* Start INFORMATION SUPPLIED *

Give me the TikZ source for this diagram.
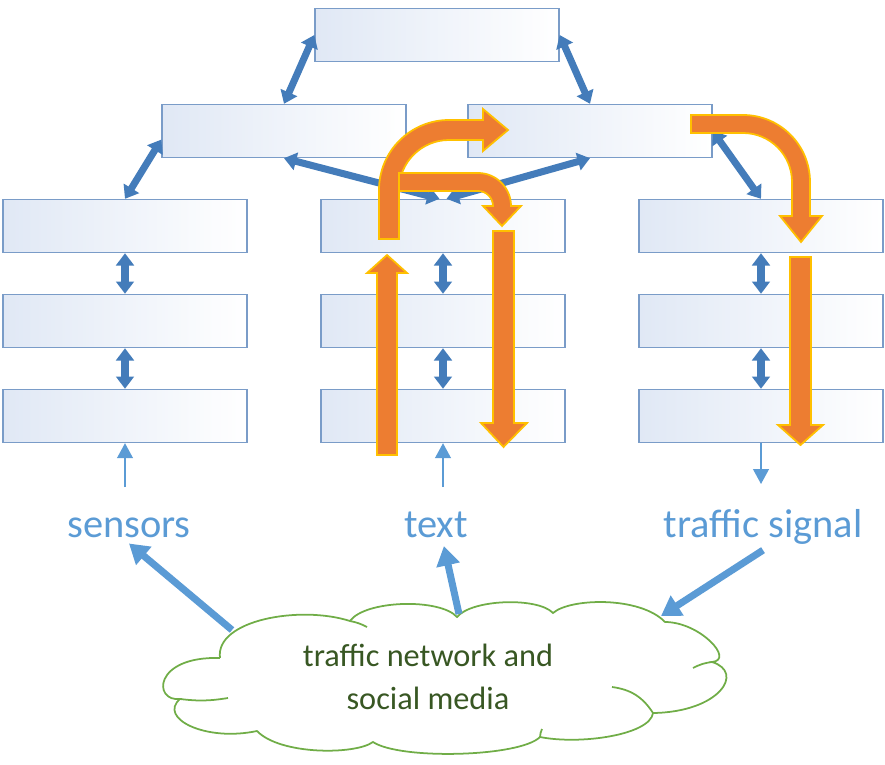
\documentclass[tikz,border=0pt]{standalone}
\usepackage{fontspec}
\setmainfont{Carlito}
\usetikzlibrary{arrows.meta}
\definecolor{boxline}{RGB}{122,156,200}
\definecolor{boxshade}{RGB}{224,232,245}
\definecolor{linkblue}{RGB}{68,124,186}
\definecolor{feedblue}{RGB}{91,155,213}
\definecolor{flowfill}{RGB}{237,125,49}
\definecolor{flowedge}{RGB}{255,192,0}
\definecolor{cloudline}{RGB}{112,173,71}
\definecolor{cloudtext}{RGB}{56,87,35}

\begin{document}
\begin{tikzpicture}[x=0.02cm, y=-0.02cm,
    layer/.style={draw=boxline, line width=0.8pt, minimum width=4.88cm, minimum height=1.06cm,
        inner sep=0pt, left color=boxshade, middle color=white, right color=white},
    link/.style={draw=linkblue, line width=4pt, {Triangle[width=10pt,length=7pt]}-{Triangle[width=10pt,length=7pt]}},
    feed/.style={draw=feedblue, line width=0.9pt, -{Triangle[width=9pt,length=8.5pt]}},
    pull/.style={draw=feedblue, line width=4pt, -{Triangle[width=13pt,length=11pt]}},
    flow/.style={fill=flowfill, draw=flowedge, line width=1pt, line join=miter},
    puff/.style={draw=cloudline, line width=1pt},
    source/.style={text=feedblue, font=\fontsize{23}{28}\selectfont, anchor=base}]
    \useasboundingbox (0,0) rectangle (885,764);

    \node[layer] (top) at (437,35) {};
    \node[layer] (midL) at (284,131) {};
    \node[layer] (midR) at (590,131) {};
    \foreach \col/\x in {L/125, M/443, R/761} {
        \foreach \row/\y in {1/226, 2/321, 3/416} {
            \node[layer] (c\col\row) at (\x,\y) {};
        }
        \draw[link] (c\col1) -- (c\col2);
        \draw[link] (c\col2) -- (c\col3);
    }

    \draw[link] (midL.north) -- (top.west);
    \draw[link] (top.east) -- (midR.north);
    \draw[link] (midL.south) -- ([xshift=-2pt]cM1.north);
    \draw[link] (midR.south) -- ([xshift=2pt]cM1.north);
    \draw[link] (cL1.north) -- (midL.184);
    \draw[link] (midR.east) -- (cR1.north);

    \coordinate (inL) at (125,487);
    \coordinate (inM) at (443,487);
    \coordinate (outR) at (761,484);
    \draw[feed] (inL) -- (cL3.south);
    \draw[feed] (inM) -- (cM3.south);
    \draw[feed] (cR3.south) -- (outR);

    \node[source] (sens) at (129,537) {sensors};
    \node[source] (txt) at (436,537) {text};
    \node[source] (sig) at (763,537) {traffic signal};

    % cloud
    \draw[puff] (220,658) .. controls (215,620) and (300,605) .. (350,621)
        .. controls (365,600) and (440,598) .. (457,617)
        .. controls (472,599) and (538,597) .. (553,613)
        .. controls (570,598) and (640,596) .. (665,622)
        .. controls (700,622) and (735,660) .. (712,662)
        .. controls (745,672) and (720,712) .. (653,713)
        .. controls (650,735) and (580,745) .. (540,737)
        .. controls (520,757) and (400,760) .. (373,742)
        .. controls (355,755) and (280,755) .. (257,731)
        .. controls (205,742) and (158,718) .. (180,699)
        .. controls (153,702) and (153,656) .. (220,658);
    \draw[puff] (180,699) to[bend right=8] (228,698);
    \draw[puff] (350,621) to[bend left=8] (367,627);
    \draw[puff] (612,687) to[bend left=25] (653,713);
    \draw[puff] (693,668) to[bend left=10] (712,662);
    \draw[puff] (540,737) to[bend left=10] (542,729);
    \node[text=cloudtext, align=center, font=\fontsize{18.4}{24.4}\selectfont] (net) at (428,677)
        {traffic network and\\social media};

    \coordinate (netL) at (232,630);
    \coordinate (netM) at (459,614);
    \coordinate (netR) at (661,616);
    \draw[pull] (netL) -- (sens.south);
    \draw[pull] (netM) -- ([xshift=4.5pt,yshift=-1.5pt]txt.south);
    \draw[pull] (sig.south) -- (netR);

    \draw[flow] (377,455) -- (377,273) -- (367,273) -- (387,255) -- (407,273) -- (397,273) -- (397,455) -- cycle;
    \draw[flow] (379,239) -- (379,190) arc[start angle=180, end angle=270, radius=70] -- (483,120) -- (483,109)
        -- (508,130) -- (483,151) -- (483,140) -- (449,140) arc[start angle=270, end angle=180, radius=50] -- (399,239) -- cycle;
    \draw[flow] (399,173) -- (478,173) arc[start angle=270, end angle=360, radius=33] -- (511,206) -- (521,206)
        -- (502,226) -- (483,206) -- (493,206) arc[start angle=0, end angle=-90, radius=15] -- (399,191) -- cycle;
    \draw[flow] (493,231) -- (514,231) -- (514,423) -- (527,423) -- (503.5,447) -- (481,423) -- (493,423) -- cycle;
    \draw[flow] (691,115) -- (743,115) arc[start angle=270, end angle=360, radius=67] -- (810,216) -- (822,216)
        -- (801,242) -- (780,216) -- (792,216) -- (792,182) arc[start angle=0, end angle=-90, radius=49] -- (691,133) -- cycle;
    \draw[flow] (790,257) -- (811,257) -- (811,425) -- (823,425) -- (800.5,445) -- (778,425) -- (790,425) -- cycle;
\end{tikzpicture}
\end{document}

* End INFORMATION SUPPLIED *

▸ **WHAT TO DO**
Copy the whole listing above word for word but do not carry over the pictures.

▸ **OUTPUT OF THE EXERCISE**
Give me the TikZ source for this diagram.
\documentclass[tikz,border=0pt]{standalone}
\usepackage{fontspec}
\setmainfont{Carlito}
\usetikzlibrary{arrows.meta}
\definecolor{boxline}{RGB}{122,156,200}
\definecolor{boxshade}{RGB}{224,232,245}
\definecolor{linkblue}{RGB}{68,124,186}
\definecolor{feedblue}{RGB}{91,155,213}
\definecolor{flowfill}{RGB}{237,125,49}
\definecolor{flowedge}{RGB}{255,192,0}
\definecolor{cloudline}{RGB}{112,173,71}
\definecolor{cloudtext}{RGB}{56,87,35}

\begin{document}
\begin{tikzpicture}[x=0.02cm, y=-0.02cm,
    layer/.style={draw=boxline, line width=0.8pt, minimum width=4.88cm, minimum height=1.06cm,
        inner sep=0pt, left color=boxshade, middle color=white, right color=white},
    link/.style={draw=linkblue, line width=4pt, {Triangle[width=10pt,length=7pt]}-{Triangle[width=10pt,length=7pt]}},
    feed/.style={draw=feedblue, line width=0.9pt, -{Triangle[width=9pt,length=8.5pt]}},
    pull/.style={draw=feedblue, line width=4pt, -{Triangle[width=13pt,length=11pt]}},
    flow/.style={fill=flowfill, draw=flowedge, line width=1pt, line join=miter},
    puff/.style={draw=cloudline, line width=1pt},
    source/.style={text=feedblue, font=\fontsize{23}{28}\selectfont, anchor=base}]
    \useasboundingbox (0,0) rectangle (885,764);

    \node[layer] (top) at (437,35) {};
    \node[layer] (midL) at (284,131) {};
    \node[layer] (midR) at (590,131) {};
    \foreach \col/\x in {L/125, M/443, R/761} {
        \foreach \row/\y in {1/226, 2/321, 3/416} {
            \node[layer] (c\col\row) at (\x,\y) {};
        }
        \draw[link] (c\col1) -- (c\col2);
        \draw[link] (c\col2) -- (c\col3);
    }

    \draw[link] (midL.north) -- (top.west);
    \draw[link] (top.east) -- (midR.north);
    \draw[link] (midL.south) -- ([xshift=-2pt]cM1.north);
    \draw[link] (midR.south) -- ([xshift=2pt]cM1.north);
    \draw[link] (cL1.north) -- (midL.184);
    \draw[link] (midR.east) -- (cR1.north);

    \coordinate (inL) at (125,487);
    \coordinate (inM) at (443,487);
    \coordinate (outR) at (761,484);
    \draw[feed] (inL) -- (cL3.south);
    \draw[feed] (inM) -- (cM3.south);
    \draw[feed] (cR3.south) -- (outR);

    \node[source] (sens) at (129,537) {sensors};
    \node[source] (txt) at (436,537) {text};
    \node[source] (sig) at (763,537) {traffic signal};

    % cloud
    \draw[puff] (220,658) .. controls (215,620) and (300,605) .. (350,621)
        .. controls (365,600) and (440,598) .. (457,617)
        .. controls (472,599) and (538,597) .. (553,613)
        .. controls (570,598) and (640,596) .. (665,622)
        .. controls (700,622) and (735,660) .. (712,662)
        .. controls (745,672) and (720,712) .. (653,713)
        .. controls (650,735) and (580,745) .. (540,737)
        .. controls (520,757) and (400,760) .. (373,742)
        .. controls (355,755) and (280,755) .. (257,731)
        .. controls (205,742) and (158,718) .. (180,699)
        .. controls (153,702) and (153,656) .. (220,658);
    \draw[puff] (180,699) to[bend right=8] (228,698);
    \draw[puff] (350,621) to[bend left=8] (367,627);
    \draw[puff] (612,687) to[bend left=25] (653,713);
    \draw[puff] (693,668) to[bend left=10] (712,662);
    \draw[puff] (540,737) to[bend left=10] (542,729);
    \node[text=cloudtext, align=center, font=\fontsize{18.4}{24.4}\selectfont] (net) at (428,677)
        {traffic network and\\social media};

    \coordinate (netL) at (232,630);
    \coordinate (netM) at (459,614);
    \coordinate (netR) at (661,616);
    \draw[pull] (netL) -- (sens.south);
    \draw[pull] (netM) -- ([xshift=4.5pt,yshift=-1.5pt]txt.south);
    \draw[pull] (sig.south) -- (netR);

    \draw[flow] (377,455) -- (377,273) -- (367,273) -- (387,255) -- (407,273) -- (397,273) -- (397,455) -- cycle;
    \draw[flow] (379,239) -- (379,190) arc[start angle=180, end angle=270, radius=70] -- (483,120) -- (483,109)
        -- (508,130) -- (483,151) -- (483,140) -- (449,140) arc[start angle=270, end angle=180, radius=50] -- (399,239) -- cycle;
    \draw[flow] (399,173) -- (478,173) arc[start angle=270, end angle=360, radius=33] -- (511,206) -- (521,206)
        -- (502,226) -- (483,206) -- (493,206) arc[start angle=0, end angle=-90, radius=15] -- (399,191) -- cycle;
    \draw[flow] (493,231) -- (514,231) -- (514,423) -- (527,423) -- (503.5,447) -- (481,423) -- (493,423) -- cycle;
    \draw[flow] (691,115) -- (743,115) arc[start angle=270, end angle=360, radius=67] -- (810,216) -- (822,216)
        -- (801,242) -- (780,216) -- (792,216) -- (792,182) arc[start angle=0, end angle=-90, radius=49] -- (691,133) -- cycle;
    \draw[flow] (790,257) -- (811,257) -- (811,425) -- (823,425) -- (800.5,445) -- (778,425) -- (790,425) -- cycle;
\end{tikzpicture}
\end{document}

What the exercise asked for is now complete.